You must apply through your lender for forgiveness on your loan.

You must include:

  • Documentation verifying the number of employees on payroll and their pay rates, including IRS payroll tax filings and state income, payroll, and unemployment filings.
  • Documentation verifying payments on covered mortgage obligations, lease obligations, and utilities.
  • Certification from a representative of your organization that is authorized to certify that the documentation provided is true and that the amount that is being forgiven was used in accordance with PPP’s guidelines.
Forgiveness on a covered loan is equal to the sum of the following payroll costs incurred during the covered 8-week period compared to the previous year or time period, proportionate to maintaining employees and wages (excluding compensation over $100,000).
  • This includes payroll costs, plus any payment of interest on mortgage obligation (not prepayment or payment of principal), plus any payment of any covered rent obligation, plus any covered utility payment.
  • As we understand it, compensation is forgiven up to $100,000 per employee.
  • For example, if an employee’s salary is $120,000, the amount not forgiven would be $20,000.

You may include payments made to 1099 contractors when calculating payroll costs, but any amount used to pay 1099 contractors from the loan will not be forgiven.

Any loan amount that is not forgiven at the end of one year is carried forward as an ongoing loan with max terms of 10 years, at a max 4% interest.
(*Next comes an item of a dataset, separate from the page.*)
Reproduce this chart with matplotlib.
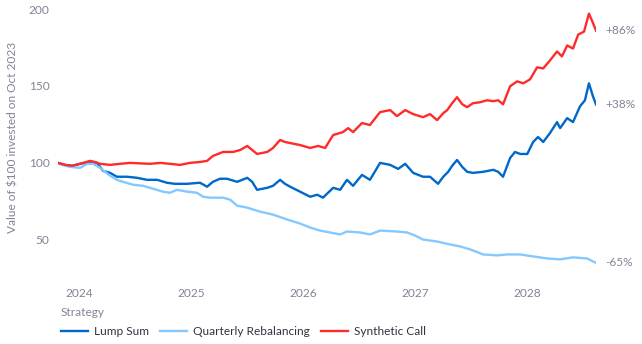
import matplotlib
matplotlib.use("Agg")
import matplotlib.pyplot as plt
import matplotlib.dates as mdates
from matplotlib.lines import Line2D
import pandas as pd

# ---- data: value of $100 invested on Oct 2023, by strategy ----
start_date = "2023-10-25"

lump_days = [0, 23, 46, 72, 104, 127, 147, 170, 192, 225, 258, 290, 323, 355, 381, 421,
             463, 486, 505, 528, 551, 584, 617, 633, 649, 682, 701, 724, 740, 757, 789,
             822, 845, 864, 897, 920, 942, 962, 991, 1017, 1050, 1083, 1109, 1132, 1158,
             1190, 1213, 1239, 1256, 1272, 1285, 1301, 1318, 1334, 1353, 1386, 1419, 1435,
             1451, 1474, 1490, 1507, 1530, 1549, 1565, 1582, 1604, 1627, 1637, 1660, 1679,
             1702, 1718, 1731, 1744, 1754]
lump_vals = [100.0, 98.7, 98.1, 99.4, 100.6, 100.0, 94.8, 93.5, 91.0, 91.0, 90.3, 89.0, 89.0,
             87.1, 86.4, 86.4, 87.1, 84.5, 87.7, 89.7, 89.7, 87.7, 90.3, 87.7, 82.5, 83.8,
             85.1, 89.0, 86.4, 84.5, 81.3, 78.0, 79.3, 77.4, 83.8, 82.5, 89.0, 85.1, 92.2,
             89.0, 100.0, 98.7, 96.1, 99.4, 93.5, 91.0, 91.0, 86.4, 91.0, 94.2, 98.1, 101.9,
             97.4, 94.2, 93.5, 94.2, 95.5, 94.2, 91.0, 103.2, 107.1, 105.8, 105.8, 113.6,
             116.8, 113.6, 119.4, 126.5, 122.6, 129.1, 126.5, 136.8, 140.7, 151.7, 143.3,
             138.0]

quarterly_days = [0, 13, 39, 72, 95, 114, 137, 170, 192, 212, 245, 277, 300, 342, 365, 388,
                  421, 453, 473, 496, 538, 561, 584, 617, 659, 701, 747, 789, 822, 854, 887,
                  920, 942, 985, 1017, 1050, 1105, 1138, 1164, 1190, 1236, 1278, 1311, 1344,
                  1386, 1432, 1464, 1507, 1549, 1595, 1637, 1679, 1725, 1754]
quarterly_vals = [100.0, 98.7, 97.4, 96.8, 99.4, 99.4, 96.8, 91.6, 89.0, 87.7, 85.8, 85.1,
                  83.8, 81.3, 80.6, 82.5, 81.3, 80.6, 78.0, 77.4, 77.4, 76.1, 72.2, 70.9,
                  68.3, 66.4, 63.2, 60.6, 58.0, 56.0, 54.8, 53.5, 55.4, 54.8, 53.5, 56.0,
                  55.4, 54.8, 52.8, 50.2, 48.9, 47.0, 45.7, 43.8, 40.5, 39.9, 40.5, 40.5,
                  39.2, 37.9, 37.3, 38.6, 37.9, 35.0]

synthetic_days = [0, 23, 46, 72, 104, 121, 137, 170, 202, 235, 267, 300, 333, 365, 398, 430,
                  463, 486, 505, 538, 571, 594, 617, 633, 649, 682, 701, 724, 740, 757, 789,
                  822, 848, 871, 897, 929, 946, 962, 991, 1017, 1050, 1083, 1105, 1132, 1158,
                  1190, 1213, 1236, 1256, 1269, 1285, 1301, 1318, 1334, 1353, 1376, 1399,
                  1419, 1435, 1451, 1474, 1497, 1517, 1539, 1562, 1582, 1604, 1627, 1643,
                  1660, 1679, 1696, 1715, 1731, 1741, 1754]
synthetic_vals = [100.0, 98.7, 98.1, 99.4, 101.3, 100.6, 99.4, 98.7, 99.4, 100.0, 99.7, 99.4,
                  100.0, 99.4, 98.7, 100.0, 100.6, 101.3, 104.5, 107.1, 107.1, 108.4, 111.0,
                  108.4, 105.8, 107.1, 109.7, 114.9, 113.6, 112.9, 111.6, 109.7, 111.0, 109.7,
                  118.1, 120.0, 122.6, 120.0, 125.9, 124.6, 133.0, 134.3, 130.4, 134.3, 131.7,
                  129.7, 131.7, 127.8, 132.3, 134.3, 138.8, 142.7, 138.1, 136.2, 138.8, 139.4,
                  140.7, 140.1, 140.7, 138.1, 149.8, 153.0, 151.7, 154.3, 162.1, 161.4, 166.6,
                  172.4, 169.2, 176.3, 174.3, 183.4, 185.3, 197.0, 192.4, 186.0]

strategies = ["Lump Sum", "Quarterly Rebalancing", "Synthetic Call"]
end_labels = ["+38%", "-65%", "+86%"]
colors = ["#0068c9", "#83c9ff", "#ff2b2b"]
y_ticks = [50, 100, 150, 200]

series = [(lump_days, lump_vals), (quarterly_days, quarterly_vals),
          (synthetic_days, synthetic_vals)]

plt.rcParams["font.family"] = ["Lato", "DejaVu Sans"]
TICK_GRAY = "#808495"
TEXT_DARK = "#31333f"

W, H = 642, 344
fig = plt.figure(figsize=(W / 100, H / 100), dpi=100)
ax = fig.add_axes([58 / W, (H - 286) / H, (596 - 58) / W, (286 - 9) / H])

t0 = pd.Timestamp(start_date)
last_date = None
for (days, vals), name, color, lab in zip(series, strategies, colors, end_labels):
    dates = t0 + pd.to_timedelta(days, unit="D")
    ax.plot(dates, vals, color=color, lw=1.7, solid_joinstyle="round", label=name)
    ax.annotate(lab, xy=(dates[-1], vals[-1]), xytext=(7, 0), textcoords="offset points",
                va="center", ha="left", fontsize=8.6, color=TICK_GRAY)
    last_date = dates[-1]

ax.set_xlim(t0, last_date)
ax.set_ylim(20, 200)
ax.set_yticks(y_ticks)
ax.xaxis.set_major_locator(mdates.YearLocator())
ax.xaxis.set_major_formatter(mdates.DateFormatter("%Y"))
ax.tick_params(axis="both", length=0, labelsize=8.6, labelcolor=TICK_GRAY)
ax.tick_params(axis="y", pad=6)
ax.tick_params(axis="x", pad=1.5)
for s in ax.spines.values():
    s.set_visible(False)
ax.patch.set_alpha(0)

fig.text(13 / W, 1 - 137 / H, "Value of $100 invested on Oct 2023", rotation=90,
         ha="center", va="center", fontsize=8.6, color=TICK_GRAY)

handles = [Line2D([], [], color=c, lw=1.7) for c in colors]
leg = fig.legend(handles, strategies, title="Strategy", loc="upper left",
                 bbox_to_anchor=(61 / W, 1 - 307 / H), ncol=3, frameon=False,
                 fontsize=8.6, title_fontsize=8.6, handlelength=2.25,
                 handletextpad=0.5, columnspacing=0.95, borderpad=0,
                 borderaxespad=0, alignment="left", labelspacing=0.3)
leg._legend_box.sep = 6
leg.get_title().set_color(TICK_GRAY)
for t in leg.get_texts():
    t.set_color(TEXT_DARK)

fig.savefig("out.png", dpi=100)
Principal and interest will continue to be deferred for a total of 6 months to a year after disbursement of the loan.

No. An entity is limited to one PPP loan.

Each loan will be registered under a taxpayer identification number with the SBA to prevent disbursement of multiple loans to the same entity.

All current SBA 7(a) lenders are authorized to disburse PPP loans.

The Department of Treasury will be in charge of authorizing new lenders, including non-bank lenders, to help meet the needs of small business owners.